------ Provided material

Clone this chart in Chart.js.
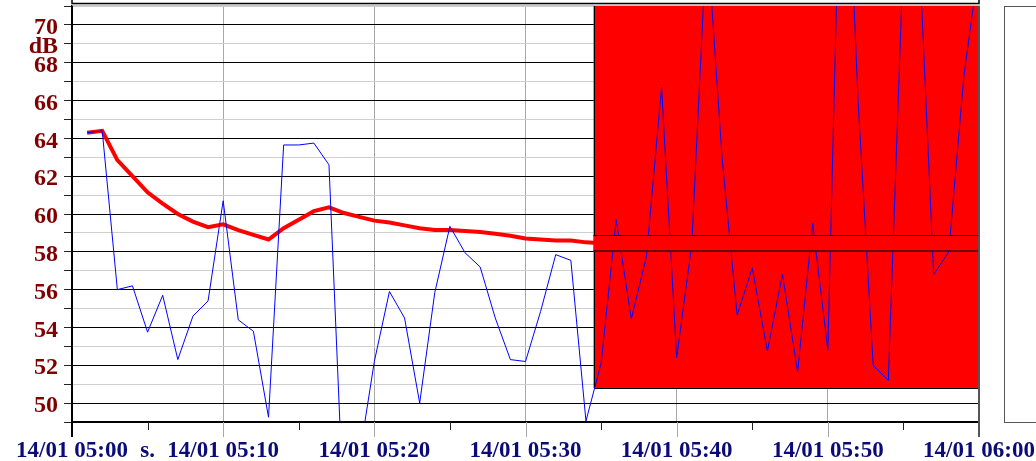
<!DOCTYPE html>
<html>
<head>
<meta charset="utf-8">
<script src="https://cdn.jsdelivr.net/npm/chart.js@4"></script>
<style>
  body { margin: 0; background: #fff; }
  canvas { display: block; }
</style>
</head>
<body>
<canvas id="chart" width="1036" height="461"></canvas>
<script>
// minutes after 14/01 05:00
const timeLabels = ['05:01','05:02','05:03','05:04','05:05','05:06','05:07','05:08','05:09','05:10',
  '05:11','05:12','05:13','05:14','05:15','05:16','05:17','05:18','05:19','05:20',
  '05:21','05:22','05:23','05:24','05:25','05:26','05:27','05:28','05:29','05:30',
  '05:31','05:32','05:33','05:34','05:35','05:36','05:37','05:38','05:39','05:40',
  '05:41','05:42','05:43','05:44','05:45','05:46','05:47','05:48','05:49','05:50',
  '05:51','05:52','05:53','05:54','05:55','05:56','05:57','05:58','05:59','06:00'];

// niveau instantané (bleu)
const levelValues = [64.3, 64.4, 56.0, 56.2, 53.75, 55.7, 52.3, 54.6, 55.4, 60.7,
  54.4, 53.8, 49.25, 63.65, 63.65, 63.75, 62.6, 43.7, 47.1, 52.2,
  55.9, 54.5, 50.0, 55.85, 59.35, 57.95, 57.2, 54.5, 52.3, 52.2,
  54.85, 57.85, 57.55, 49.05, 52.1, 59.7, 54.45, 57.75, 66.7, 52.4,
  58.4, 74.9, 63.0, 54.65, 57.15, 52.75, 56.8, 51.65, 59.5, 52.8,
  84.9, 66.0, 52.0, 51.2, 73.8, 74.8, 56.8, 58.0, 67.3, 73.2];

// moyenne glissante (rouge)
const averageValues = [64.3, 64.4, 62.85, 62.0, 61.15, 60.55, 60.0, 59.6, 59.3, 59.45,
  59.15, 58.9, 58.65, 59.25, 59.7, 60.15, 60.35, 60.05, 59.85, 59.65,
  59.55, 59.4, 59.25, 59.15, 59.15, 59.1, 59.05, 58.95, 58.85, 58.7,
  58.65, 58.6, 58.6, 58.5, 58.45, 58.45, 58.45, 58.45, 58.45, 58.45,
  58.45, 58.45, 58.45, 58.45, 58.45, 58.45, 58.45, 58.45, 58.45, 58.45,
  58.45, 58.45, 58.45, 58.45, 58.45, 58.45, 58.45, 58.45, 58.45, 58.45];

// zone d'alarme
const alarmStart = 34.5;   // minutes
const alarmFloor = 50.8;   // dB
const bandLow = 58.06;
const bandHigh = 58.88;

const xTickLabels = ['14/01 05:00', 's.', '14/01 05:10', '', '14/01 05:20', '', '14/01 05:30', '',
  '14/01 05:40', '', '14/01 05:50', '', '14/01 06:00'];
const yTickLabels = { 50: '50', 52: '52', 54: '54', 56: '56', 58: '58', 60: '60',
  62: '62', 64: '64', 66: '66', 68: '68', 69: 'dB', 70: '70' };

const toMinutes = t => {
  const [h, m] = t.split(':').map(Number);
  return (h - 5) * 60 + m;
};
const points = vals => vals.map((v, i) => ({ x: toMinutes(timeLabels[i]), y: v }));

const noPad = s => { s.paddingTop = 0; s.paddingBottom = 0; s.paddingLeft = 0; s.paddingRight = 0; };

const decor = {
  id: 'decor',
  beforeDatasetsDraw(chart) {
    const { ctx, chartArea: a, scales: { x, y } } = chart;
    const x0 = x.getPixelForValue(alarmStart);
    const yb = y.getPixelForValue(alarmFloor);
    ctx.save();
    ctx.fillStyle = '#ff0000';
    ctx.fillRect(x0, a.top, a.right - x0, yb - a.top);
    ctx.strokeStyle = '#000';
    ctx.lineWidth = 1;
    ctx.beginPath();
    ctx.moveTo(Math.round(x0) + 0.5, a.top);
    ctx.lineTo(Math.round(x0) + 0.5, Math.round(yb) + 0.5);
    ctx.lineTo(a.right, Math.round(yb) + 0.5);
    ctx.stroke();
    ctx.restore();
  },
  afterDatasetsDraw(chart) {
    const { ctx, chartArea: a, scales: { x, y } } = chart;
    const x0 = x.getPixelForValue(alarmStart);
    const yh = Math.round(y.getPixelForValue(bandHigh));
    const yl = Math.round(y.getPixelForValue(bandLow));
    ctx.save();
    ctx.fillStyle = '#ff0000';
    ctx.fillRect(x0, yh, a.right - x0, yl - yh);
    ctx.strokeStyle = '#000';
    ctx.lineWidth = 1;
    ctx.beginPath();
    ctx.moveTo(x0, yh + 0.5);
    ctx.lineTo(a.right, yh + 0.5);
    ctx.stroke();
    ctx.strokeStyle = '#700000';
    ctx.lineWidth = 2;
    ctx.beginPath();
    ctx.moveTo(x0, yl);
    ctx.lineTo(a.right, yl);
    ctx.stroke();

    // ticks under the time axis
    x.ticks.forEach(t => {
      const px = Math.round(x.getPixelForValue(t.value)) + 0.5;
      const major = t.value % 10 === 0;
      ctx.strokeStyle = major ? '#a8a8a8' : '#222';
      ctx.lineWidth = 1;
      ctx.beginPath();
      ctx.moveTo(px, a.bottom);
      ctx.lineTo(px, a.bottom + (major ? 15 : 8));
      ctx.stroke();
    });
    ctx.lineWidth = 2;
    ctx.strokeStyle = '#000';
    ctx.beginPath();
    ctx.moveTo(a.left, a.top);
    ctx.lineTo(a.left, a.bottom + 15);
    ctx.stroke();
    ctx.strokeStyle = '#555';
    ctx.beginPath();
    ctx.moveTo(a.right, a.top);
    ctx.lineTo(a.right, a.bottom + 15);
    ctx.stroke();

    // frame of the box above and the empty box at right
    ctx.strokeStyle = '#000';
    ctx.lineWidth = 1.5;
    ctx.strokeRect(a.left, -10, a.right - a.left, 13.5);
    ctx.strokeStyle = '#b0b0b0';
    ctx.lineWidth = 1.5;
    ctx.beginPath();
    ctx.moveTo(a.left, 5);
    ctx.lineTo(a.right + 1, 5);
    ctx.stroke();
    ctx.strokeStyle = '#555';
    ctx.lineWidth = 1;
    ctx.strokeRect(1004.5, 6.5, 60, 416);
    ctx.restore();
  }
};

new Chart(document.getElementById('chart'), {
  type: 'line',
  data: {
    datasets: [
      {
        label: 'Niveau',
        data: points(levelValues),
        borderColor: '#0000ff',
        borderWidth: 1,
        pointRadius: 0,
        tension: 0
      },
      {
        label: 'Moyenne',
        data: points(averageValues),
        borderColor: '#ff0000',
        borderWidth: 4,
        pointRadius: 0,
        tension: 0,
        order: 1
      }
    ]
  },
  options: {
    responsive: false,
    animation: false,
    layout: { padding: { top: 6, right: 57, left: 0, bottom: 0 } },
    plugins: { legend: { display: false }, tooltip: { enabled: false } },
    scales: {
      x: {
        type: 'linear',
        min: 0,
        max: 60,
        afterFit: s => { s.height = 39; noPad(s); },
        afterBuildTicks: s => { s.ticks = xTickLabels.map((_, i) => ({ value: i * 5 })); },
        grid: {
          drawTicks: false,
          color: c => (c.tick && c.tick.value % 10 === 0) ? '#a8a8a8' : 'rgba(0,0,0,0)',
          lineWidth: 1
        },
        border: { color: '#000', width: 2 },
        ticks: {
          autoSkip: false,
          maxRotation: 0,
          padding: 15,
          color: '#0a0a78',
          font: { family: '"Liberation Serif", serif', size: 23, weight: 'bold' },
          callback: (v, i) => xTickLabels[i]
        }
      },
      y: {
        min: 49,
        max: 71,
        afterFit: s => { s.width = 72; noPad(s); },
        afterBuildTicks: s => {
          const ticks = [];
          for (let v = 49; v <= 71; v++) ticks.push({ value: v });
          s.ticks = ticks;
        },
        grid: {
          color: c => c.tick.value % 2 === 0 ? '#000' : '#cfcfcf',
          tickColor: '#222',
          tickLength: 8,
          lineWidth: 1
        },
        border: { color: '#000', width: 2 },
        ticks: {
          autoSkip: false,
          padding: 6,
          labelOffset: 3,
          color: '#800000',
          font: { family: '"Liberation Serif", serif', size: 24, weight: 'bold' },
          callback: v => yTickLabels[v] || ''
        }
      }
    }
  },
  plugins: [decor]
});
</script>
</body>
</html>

------------

Say how many lines of the data include the word "chart". Nothing other than the number should be given.

== Solution to the problem ==
8